With no further design, without even a distinct idea, The Governour has of course no logical progress. Lawyer and something of a diplomat, Elyot was not a thinker. Reading widely without discrimination, and sometimes apparently at second hand, he compiled under headings. His later Bankette of Sapience (second edition? 1542) is a collection of sententiae arranged alphabetically under abstinence, adversity, affection, ambition, authoritie, amitie, apparaile, almsdeede, accusation, arrogance, etc. His Governour, though its headings have more logic, is hardly consecutive. In sources as in topics the book is a miscellany.

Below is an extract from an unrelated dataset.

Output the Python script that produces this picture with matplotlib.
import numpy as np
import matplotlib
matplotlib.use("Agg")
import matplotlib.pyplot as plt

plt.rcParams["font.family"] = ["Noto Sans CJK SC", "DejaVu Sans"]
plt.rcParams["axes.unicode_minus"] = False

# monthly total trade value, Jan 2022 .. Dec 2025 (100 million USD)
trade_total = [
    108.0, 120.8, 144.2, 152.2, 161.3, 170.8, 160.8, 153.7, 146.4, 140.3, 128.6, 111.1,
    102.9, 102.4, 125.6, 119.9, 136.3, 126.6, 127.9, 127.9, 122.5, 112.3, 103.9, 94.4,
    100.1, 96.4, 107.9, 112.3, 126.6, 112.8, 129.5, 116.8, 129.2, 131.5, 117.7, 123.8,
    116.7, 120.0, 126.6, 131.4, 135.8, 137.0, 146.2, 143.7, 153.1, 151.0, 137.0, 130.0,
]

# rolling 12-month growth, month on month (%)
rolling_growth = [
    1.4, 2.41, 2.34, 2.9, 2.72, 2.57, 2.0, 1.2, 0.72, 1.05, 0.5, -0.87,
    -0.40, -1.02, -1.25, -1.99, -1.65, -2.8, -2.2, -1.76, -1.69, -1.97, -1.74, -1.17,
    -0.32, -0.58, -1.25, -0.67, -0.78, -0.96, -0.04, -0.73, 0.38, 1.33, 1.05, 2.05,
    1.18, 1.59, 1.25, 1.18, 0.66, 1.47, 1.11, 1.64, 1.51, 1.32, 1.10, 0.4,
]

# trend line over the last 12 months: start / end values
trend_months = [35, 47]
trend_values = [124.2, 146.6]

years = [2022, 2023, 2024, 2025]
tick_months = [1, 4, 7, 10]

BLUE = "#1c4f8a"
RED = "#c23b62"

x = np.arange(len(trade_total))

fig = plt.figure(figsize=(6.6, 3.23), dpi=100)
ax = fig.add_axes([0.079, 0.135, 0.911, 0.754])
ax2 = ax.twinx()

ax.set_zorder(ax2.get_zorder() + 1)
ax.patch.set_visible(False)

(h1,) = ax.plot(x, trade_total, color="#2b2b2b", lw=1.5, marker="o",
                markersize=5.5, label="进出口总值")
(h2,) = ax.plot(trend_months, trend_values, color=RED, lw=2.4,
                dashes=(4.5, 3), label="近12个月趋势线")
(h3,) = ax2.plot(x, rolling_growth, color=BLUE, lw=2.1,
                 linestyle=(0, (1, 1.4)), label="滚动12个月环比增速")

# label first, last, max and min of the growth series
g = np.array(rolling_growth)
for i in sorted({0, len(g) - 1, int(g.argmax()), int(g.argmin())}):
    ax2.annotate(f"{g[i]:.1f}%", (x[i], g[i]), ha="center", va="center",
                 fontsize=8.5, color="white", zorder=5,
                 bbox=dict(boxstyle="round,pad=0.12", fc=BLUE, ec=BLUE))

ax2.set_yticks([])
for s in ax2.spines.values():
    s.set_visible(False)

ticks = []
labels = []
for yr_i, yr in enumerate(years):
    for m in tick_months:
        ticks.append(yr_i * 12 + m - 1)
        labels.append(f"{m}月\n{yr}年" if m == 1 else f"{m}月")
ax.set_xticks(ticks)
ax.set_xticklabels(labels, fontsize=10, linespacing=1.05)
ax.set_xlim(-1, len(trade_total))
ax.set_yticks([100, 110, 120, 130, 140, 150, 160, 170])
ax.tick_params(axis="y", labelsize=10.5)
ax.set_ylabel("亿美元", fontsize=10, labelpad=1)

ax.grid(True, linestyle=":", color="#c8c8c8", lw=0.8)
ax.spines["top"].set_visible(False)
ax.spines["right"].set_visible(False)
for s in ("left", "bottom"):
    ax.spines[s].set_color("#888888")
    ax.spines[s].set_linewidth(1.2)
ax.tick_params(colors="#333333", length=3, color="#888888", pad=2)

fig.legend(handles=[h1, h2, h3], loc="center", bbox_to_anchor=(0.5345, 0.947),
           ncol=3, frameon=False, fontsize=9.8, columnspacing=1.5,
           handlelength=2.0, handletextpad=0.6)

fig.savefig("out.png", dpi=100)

I. vii, viii, for instance, on a gentlemanly, not a professional knowledge of music, painting, and sculpture, suggest the Cortegiano; xii inquires “why gentilmen in this present time be not equal in doctryne to the auncient noblemen”; xiv proposes exempla for law students. After finding England deficient in the fine arts (140), he returns to law students with a recommendation of rhetoric, and thereupon itemizes it (149) under status, inventio, etc. By the end of the book he has passed from prudence to chess, archery, tennis, and bowls.
Elyot’s diction, though he wishes to “augment our Englysshe tongue,” is Latinized sparingly. Copie in the sense of the Latin copia, was fairly common in his time. He adds, e.g., allecte and allectyve, coarted, fatigate, fucate, illecebrous, infuded, propise, and provecte. His generally unpretentious habit is sometimes concretely racy.

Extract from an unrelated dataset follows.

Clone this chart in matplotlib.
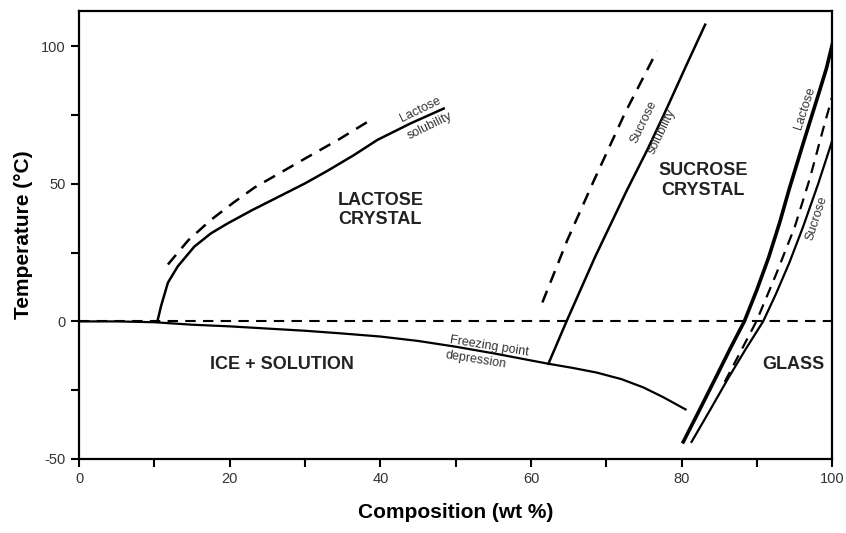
import matplotlib
matplotlib.use('Agg')
import matplotlib.pyplot as plt
from matplotlib.ticker import MultipleLocator

plt.rcParams['font.family'] = ['Liberation Sans', 'DejaVu Sans']
plt.rcParams['axes.unicode_minus'] = False

# Curvas (x em wt %, y em °C)
congel_x = [0, 5, 10, 15, 20, 25, 30, 35, 40, 45, 50, 55, 62.3, 65.5, 68.7, 72.0, 74.9, 77.5, 80.5]
congel_y = [0, 0, -0.3, -1.2, -1.8, -2.6, -3.4, -4.4, -5.5, -7.1, -9.2, -11.6, -15.4, -16.9, -18.6, -21.0, -24.0, -27.5, -32.0]

lact_sol_x = [10.4, 10.9, 11.8, 13.1, 15.3, 17.5, 19.7, 23.0, 26.4, 30.0, 33.0, 36.5, 39.6, 44.0, 48.4]
lact_sol_y = [0, 5.7, 14.1, 20.0, 27.2, 32.0, 35.6, 40.5, 45.2, 50.2, 54.8, 60.5, 66.0, 72.0, 77.4]

lact_sol_tr_x = [11.8, 14.5, 17.5, 20.5, 23.3, 27.0, 30.5, 34.5, 38.2]
lact_sol_tr_y = [20.7, 29.5, 36.9, 43.2, 48.7, 54.5, 60.0, 66.2, 72.4]

sac_sol_x = [62.3, 64.7, 68.5, 72.7, 75.5, 78.0, 80.5, 83.1]
sac_sol_y = [-15.4, 0, 23.5, 47.6, 62.8, 77.4, 92.5, 107.9]

sac_sol_tr_x = [61.5, 64.8, 68.3, 72.5, 76.7]
sac_sol_tr_y = [6.9, 29.5, 51.0, 76.0, 98.3]

vidro_lact_x = [80.2, 82.3, 84.5, 86.5, 88.3, 89.9, 91.5, 93.0, 94.3, 96.2, 98.1, 99.2, 100]
vidro_lact_y = [-43.8, -32.5, -20.5, -9.5, 0, 11.0, 23.0, 36.0, 48.5, 65.5, 82.2, 92.0, 101]

vidro_sac_x = [81.3, 83.8, 86.2, 88.5, 90.8, 92.5, 94.3, 96.1, 98.1, 100]
vidro_sac_y = [-43.8, -32.0, -20.5, -10.0, 0, 10.0, 21.5, 34.4, 50.0, 66]

vidro_tr_x = [85.7, 87.8, 89.9, 92.5, 95.0, 97.0, 98.8, 100]
vidro_tr_y = [-22, -11.0, 0, 17.0, 34.4, 52.0, 70.3, 82]

fig, ax = plt.subplots(figsize=(8.46, 5.33), dpi=100)
fig.subplots_adjust(left=0.0934, right=0.984, top=0.980, bottom=0.139)

tracejado = (5, 3.5)
ax.axhline(0, color='black', lw=1.5, dashes=tracejado)

ax.plot(congel_x, congel_y, color='black', lw=1.6)
ax.plot(lact_sol_x, lact_sol_y, color='black', lw=1.8)
ax.plot(lact_sol_tr_x, lact_sol_tr_y, color='black', lw=1.8, dashes=tracejado)
ax.plot(sac_sol_x, sac_sol_y, color='black', lw=1.8)
ax.plot(sac_sol_tr_x, sac_sol_tr_y, color='black', lw=1.8, dashes=tracejado)
ax.plot(vidro_lact_x, vidro_lact_y, color='black', lw=2.6)
ax.plot(vidro_sac_x, vidro_sac_y, color='black', lw=1.6)
ax.plot(vidro_tr_x, vidro_tr_y, color='black', lw=1.6, dashes=tracejado)

# Regiões
regiao = dict(fontsize=13, fontweight='bold', color='#222222', ha='center', va='center')
ax.text(40, 40.5, 'LACTOSE\nCRYSTAL', **regiao)
ax.text(82.8, 51.3, 'SUCROSE\nCRYSTAL', **regiao)
ax.text(26.9, -15.8, 'ICE + SOLUTION', **regiao)
ax.text(94.8, -15.8, 'GLASS', **regiao)

# Rótulos das curvas
rot = dict(fontsize=9, color='#333333', ha='center', va='center', rotation_mode='anchor')
ax.text(45.3, 77.0, 'Lactose', rotation=26, **rot)
ax.text(46.6, 71.2, 'solubility', rotation=26, **rot)
ax.text(74.9, 72.6, 'Sucrose', rotation=64, **rot)
ax.text(77.3, 69.2, 'solubility', rotation=64, **rot)
ax.text(54.4, -8.9, 'Freezing point', rotation=-9, **rot)
ax.text(52.6, -14.0, 'depression', rotation=-9, **rot)
ax.text(96.4, 77.4, 'Lactose', rotation=72, **rot)
ax.text(97.9, 37.4, 'Sucrose', rotation=72, **rot)

ax.set_xlim(0, 100)
ax.set_ylim(-50, 113)
ax.xaxis.set_major_locator(MultipleLocator(20))
ax.xaxis.set_minor_locator(MultipleLocator(10))
ax.yaxis.set_major_locator(MultipleLocator(50))
ax.yaxis.set_minor_locator(MultipleLocator(25))
ax.tick_params(which='both', direction='out', length=6, width=1.5, labelsize=10.5,
               labelcolor='#333333')

for lado in ax.spines.values():
    lado.set_linewidth(1.6)

ax.set_xlabel('Composition (wt %)', fontsize=15, fontweight='bold', labelpad=12)
ax.set_ylabel('Temperature (°C)', fontsize=15, fontweight='bold', labelpad=6)

plt.savefig('out.png', dpi=100)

Jean Bodin’s treatise on historical method (Methodus ad facilem historiarum cognitionem, 1566),[86] giving high praise to Guicciardini, differs from him in conception. For Bodin, history is less a progress in time than a thesaurus of exempla.
Dividing it into human, natural, and divine, he would have us begin with a chronological reference table (ii), proceed to a more detailed survey, such as Funck’s or Melanchthon’s, advance to the histories of particular nations, Jews, Greeks, Romans, and then to such smaller communities as Rhodes, Venice, and Sicily, with constant attention to geography.
In iii, De locis historiarum recte instituendis, the topics are first the commonplaces of encomium: birth, endowments, achievements, morals, culture. From the family, which for Bodin is the starting point of history, we are to proceed to the organization of the state and the developments of the arts.
De historicorum delectu (iv) has many specific and acute estimates of both ancients and moderns. “Somehow those who are active in wars and affairs (44) shy at writing; and those who have given themselves somewhat more to literature are so possessed with its charms and sweetness as hardly to think in other terms.” Bodin himself is broad enough to praise both Plutarch and Tacitus.
De recto historiarum iudicio (v), beginning with geography, proceeds to regional traits. The approach is suggestive; but the development is little more than aggregation under those dubious headings Northern and Southern, Eastern and Western.
At this point (vi) Bodin begins the analysis of the state: the elemental family, the citizen, the magistrate, the king. “Macchiavelli, indeed, the first after some twelve hundred years since the barbarians to write on the state, has won general currency; but there is no doubt that he would have written several things more truly and better if he had added legal tradition (usus) to his knowledge of ancient philosophers and historians” (140). Monarchy is found to be the ideal form of government. The golden age of primitive peace and happiness is proved to be a senile fancy (vii). Let us rather, relying on the science of numbers, De temporis universi ratione (viii), compute the recurrence of historical “cycles.” Strange conclusion to so much hard reasoning!